YSU ingenuity on display


By DENISE DICK

denise_dick@vindy.com

YOUNGSTOWN

Youngstown State University students Clay McCullough, Anthony Onderko and Seth Nycum wowed the judges.

The hydro generator they designed and constructed for their first-year engineering course was selected by a committee from OH WOW! The Roger & Gloria Jones Children’s Center for Science & Technology to become one of the center’s exhibits.

McCullough, of Leetonia; Onderko, of Lordstown; and Nycum, of Warren, formed one of 11 teams of YSU first-year engineering students from whose projects Oh Wow!’s panel selected.

McCullough said they visited the center as part of the project and saw the movable dams already there for children to experiment with.

Water flows through a wheel in their contraption, and the position of the dams determines the speed of the wheel propelled by the water.

Unlike the other OH WOW! exhibits, though, the hydro generator demonstrates what heat power can do. If it’s fast enough, it powers a tiny light bulb that’s part of their invention.

“It can go on the River of Knowledge,” McCullough said of his team’s placement at the center.

Kerry Meyers, director of YSU’s first-year engineering program, said the 11 projects displayed Thursday afternoon before the OH WOW! panel were selected, one from each section, as the best of that section.

Students were allowed $25 per team member and had to adhere to size limitations for their projects. They took their prototypes to Oh Wow! where children got to try them out. Center staff also provided feedback on the projects, and the teams made modifications based on the staff’s counsel and the children’s play.

Angelo LaMarco, OH WOW!’s director of facilities, and board members Fred Alexander, Frank Rulli and Ronald Faniro picked three others that they would like to have displayed at the science and technology center.

One of those projects is the Rube Goldberg device fashioned by Daniel Longo of Niles and Brittany Engel of Columbiana.

It’s a series of pieces designed to complete a simple task, in this case roll a tennis ball into a hole. How that’s accomplished depends on how the users position the different parts.
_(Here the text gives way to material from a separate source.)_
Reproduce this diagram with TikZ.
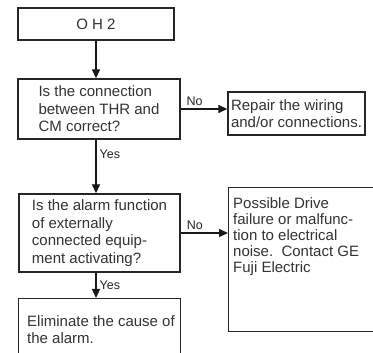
\documentclass[tikz,border=0pt]{standalone}
\usepackage{fontspec}
\setmainfont{Liberation Sans}
\usetikzlibrary{arrows.meta,calc}
\begin{document}
\begin{tikzpicture}[x=1pt,y=-1pt,
  box/.style={draw=black!85,line width=1.4pt,rectangle,inner sep=0pt,align=left,
    text=black!80,font=\fontsize{15}{17.5}\selectfont},
  txt/.style={inner sep=0pt,align=left,text=black!80,font=\fontsize{15}{17.5}\selectfont},
  lbl/.style={inner sep=0pt,text=black!85,font=\fontsize{12.5}{14}\selectfont},
  conn/.style={draw=black!90,line width=1.4pt},
  arr/.style={conn,-{Triangle[length=9pt,width=8pt]}}]
\useasboundingbox (0,0) rectangle (373,353);
\clip (0,0) rectangle (373,353);
\fill[white] (0,0) rectangle (373,353);
\node[box,minimum width=156pt,minimum height=32pt] (b1) at (96,24) {O H 2};
\node[box,minimum width=162pt,minimum height=60pt] (b2) at (99,109)
  {Is the connection\\between THR and\\CM correct?};
\node[box,minimum width=137pt,minimum height=43pt] (b3) at (296.5,113.5)
  {Repair the wiring\\and/or connections.};
\node[box,minimum width=161pt,minimum height=78pt] (b4) at (99.5,233)
  {Is the alarm function\\of externally\\connected equip-\\ment activating?};
\node[box,minimum width=162pt,minimum height=90pt,anchor=north west] (b5) at (18,298) {};
\node[box,minimum width=180pt,minimum height=144pt,anchor=north west] (b6) at (228,187) {};
\node[txt,anchor=north west] (t5) at ($(b5.north west)+(9,17)$)
  {Eliminate the cause of\\the alarm.};
\node[txt,anchor=north west,font=\fontsize{15}{16}\selectfont] (t6) at ($(b6.north west)+(5,10)$)
  {Possible Drive\\failure or malfunc-\\tion to electrical\\noise.\ \ Contact GE\\Fuji Electric};
% connectors
\draw[arr] (b1.south) -- (b1.south |- b2.north);
\draw[arr] (b1.south |- b2.south) -- (b1.south |- b4.north)
  node[lbl,pos=0.27,right=3pt] (y1) {Yes};
\draw[arr] (b1.south |- b4.south) -- (b1.south |- b5.north)
  node[lbl,midway,right=3pt] (y2) {Yes};
\draw[arr] (b2.east) -- (b2.east -| b3.west)
  node[lbl,pos=0.3,above=3pt] (n1) {No};
\draw[arr] (b4.east) -- (b4.east -| b6.west)
  node[lbl,pos=0.3,above=3pt] (n2) {No};
\end{tikzpicture}
\end{document}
Longo said that during their OH WOW! visit, children configured the pieces into different positions – some of which the inventors hadn’t considered.

“We had a lot of good reactions,” Longo said.

Engel enjoyed watching the children use their own creativity while learning about science.

The young scientists worked together and cheered when a particular setup achieved the desired goal, she said.

“There was a good team dynamic,” Engel said.